__EXERCISE TASK__.
Only the lines from the start of the data through the line with "(0,0) rectangle (1568,689);" belong in the copy. Restate them word for word, minus the pictures.

__DATA EXTRACT__.
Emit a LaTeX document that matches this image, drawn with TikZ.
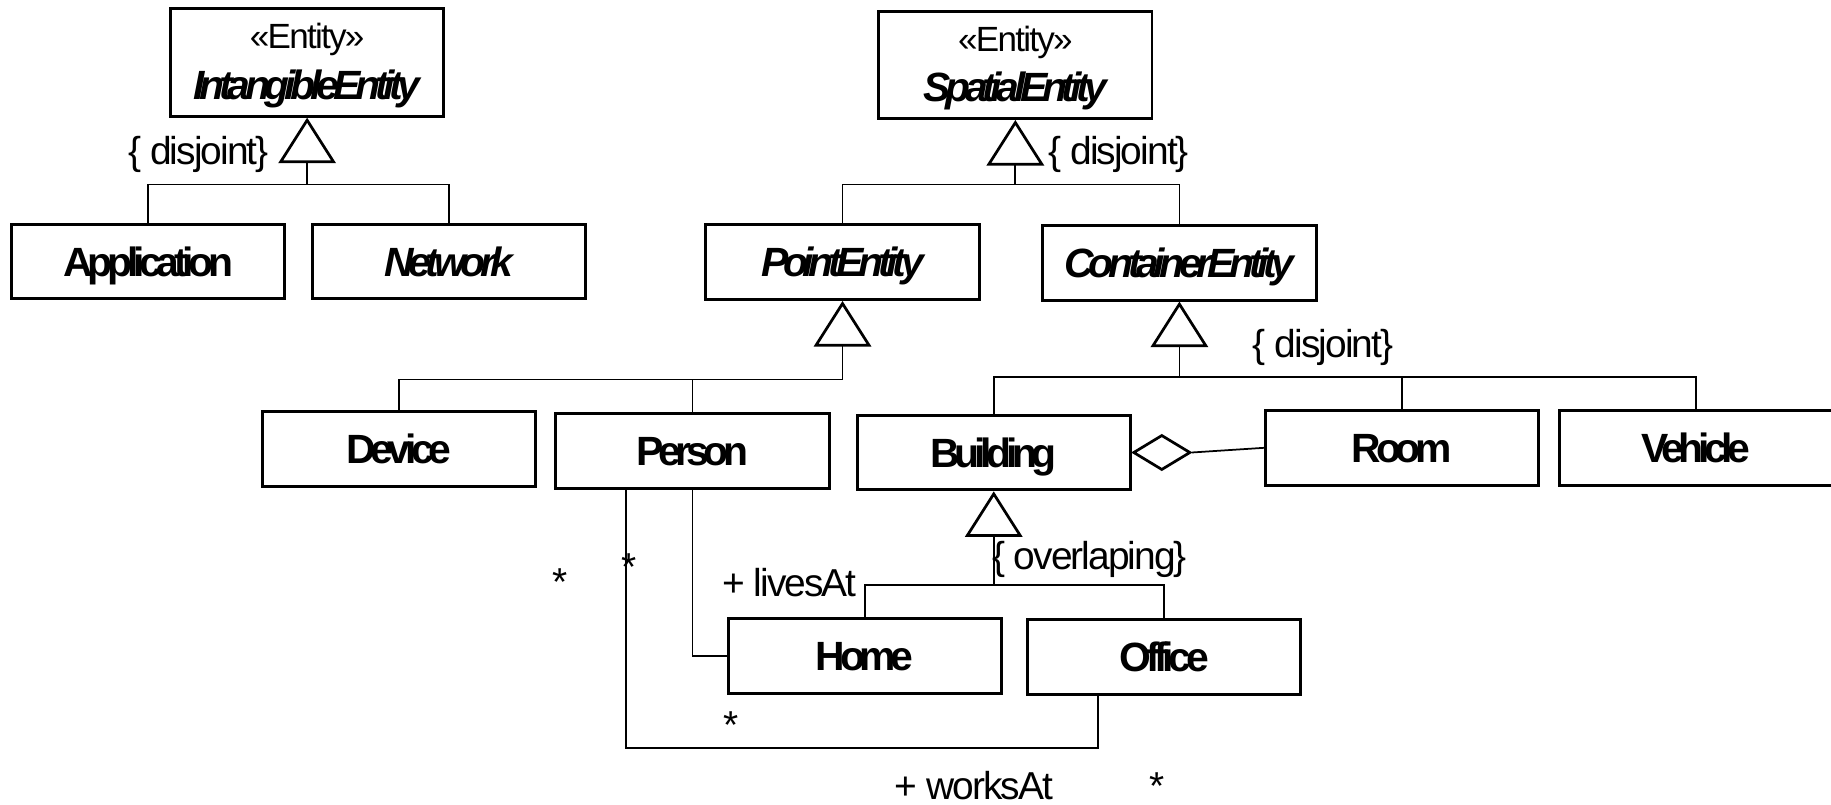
\documentclass[tikz,border=0pt]{standalone}
\usepackage{fontspec}
\setmainfont{Liberation Sans}[LetterSpace=-5]
\newfontfamily\classfont{Liberation Sans}[LetterSpace=-13]
\usetikzlibrary{arrows.meta,shapes.geometric,calc}

\begin{document}
\begin{tikzpicture}[x=0.6pt,y=-0.6pt,
  cls/.style={draw, line width=1.5pt, minimum width=140.4pt, minimum height=38.4pt,
    inner sep=0pt, text height=15pt, text depth=0pt,
    font=\classfont\fontsize{21}{23}\selectfont\bfseries},
  abs/.style={cls, font=\classfont\fontsize{21}{23}\selectfont\bfseries\itshape},
  ent/.style={draw, line width=1.5pt, minimum width=140.4pt, minimum height=55.2pt,
    inner sep=0pt, align=center, font=\fontsize{18}{26}\selectfont},
  link/.style={line width=0.9pt},
  gen/.style={link, -{Triangle[open, length=23.4pt, width=29.4pt, line width=1.4pt]}},
  lbl/.style={font=\fontsize{20}{22}\selectfont, inner sep=0pt, anchor=base},
]
\useasboundingbox (0,0) rectangle (1568,689);

% stereotyped root classes
\node[ent] (intang) at (263,53.5)
  {\rule{0pt}{16.5pt}«Entity»\\{\classfont\fontsize{21}{26}\selectfont\bfseries\itshape IntangibleEntity}};
\node[ent] (spatial) at (869.5,55.5)
  {\rule{0pt}{16.5pt}«Entity»\\{\classfont\fontsize{21}{26}\selectfont\bfseries\itshape SpatialEntity}};

% classes
\node[cls] (app)       at (127,224)      {Application};
\node[abs] (net)       at (384.5,224)    {Network};
\node[abs] (point)     at (721.5,224.5)  {PointEntity};
\node[abs] (container) at (1010,225)     {ContainerEntity};
\node[cls] (device)    at (341.5,384.5)  {Device};
\node[cls] (person)    at (593,386)      {Person};
\node[cls] (building)  at (851,387.5)    {Building};
\node[cls] (room)      at (1200.5,383.5) {Room};
\node[cls] (vehicle)   at (1452.5,383.5) {Vehicle};
\node[cls] (home)      at (740.5,561.5)  {Home};
\node[cls] (office)    at (997,562.5)    {Office};

% generalization junctions
\coordinate (j1) at (263,158);
\coordinate (j2) at (869.5,158);
\coordinate (j3) at (721.5,325);
\coordinate (j4) at (1010,323);
\coordinate (j5) at (851,501);

\draw[gen] (j1) -- (intang.south);
\draw[link] (app.north) |- (j1) -| (net.north);

\draw[gen] (j2) -- (spatial.south);
\draw[link] (point.north) |- (j2) -| (container.north);

\draw[gen] (j3) -- (point.south);
\draw[link] (device.north) |- (j3);
\draw[link] (person.north) -- (person.north |- j3);

\draw[gen] (j4) -- (container.south);
\draw[link] (building.north) |- (j4) -| (vehicle.north);
\draw[link] (room.north) -- (room.north |- j4);

\draw[gen] (j5) -- (building.south);
\draw[link] (home.north) |- (j5) -| (office.north);

% aggregation Building <>-- Room
\node[diamond, draw, line width=1.4pt, minimum width=29.4pt, minimum height=18pt,
  aspect=1.6, inner sep=0pt, anchor=west] (agg) at (building.east) {};
\draw[link] (agg.east) -- (room.west);

% associations
\draw[link] (person.south) |- (home.west);
\draw[link] ([xshift=-34.2pt]person.south) -- ++(0,221) -| ([xshift=-34.2pt]office.south);

% constraint and role labels
\node[lbl] (c1) at (170,141)  {\{ disjoint\}};
\node[lbl] (c2) at (958,141)  {\{ disjoint\}};
\node[lbl] (c3) at (1133,306) {\{ disjoint\}};
\node[lbl] (c4) at (933,488)  {\{ overlaping\}};
\node[lbl] (r1) at (676,511)  {+ livesAt};
\node[lbl] (r2) at (834,685)  {+ worksAt};
\node[lbl] (m1) at (480,510)  {*};
\node[lbl] (m2) at (539,497)  {*};
\node[lbl] (m3) at (626,632)  {*};
\node[lbl] (m4) at (991,685)  {*};
\end{tikzpicture}
\end{document}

__RESULT OF THIS EXERCISE__.
Emit a LaTeX document that matches this image, drawn with TikZ.
\documentclass[tikz,border=0pt]{standalone}
\usepackage{fontspec}
\setmainfont{Liberation Sans}[LetterSpace=-5]
\newfontfamily\classfont{Liberation Sans}[LetterSpace=-13]
\usetikzlibrary{arrows.meta,shapes.geometric,calc}

\begin{document}
\begin{tikzpicture}[x=0.6pt,y=-0.6pt,
  cls/.style={draw, line width=1.5pt, minimum width=140.4pt, minimum height=38.4pt,
    inner sep=0pt, text height=15pt, text depth=0pt,
    font=\classfont\fontsize{21}{23}\selectfont\bfseries},
  abs/.style={cls, font=\classfont\fontsize{21}{23}\selectfont\bfseries\itshape},
  ent/.style={draw, line width=1.5pt, minimum width=140.4pt, minimum height=55.2pt,
    inner sep=0pt, align=center, font=\fontsize{18}{26}\selectfont},
  link/.style={line width=0.9pt},
  gen/.style={link, -{Triangle[open, length=23.4pt, width=29.4pt, line width=1.4pt]}},
  lbl/.style={font=\fontsize{20}{22}\selectfont, inner sep=0pt, anchor=base},
]
\useasboundingbox (0,0) rectangle (1568,689);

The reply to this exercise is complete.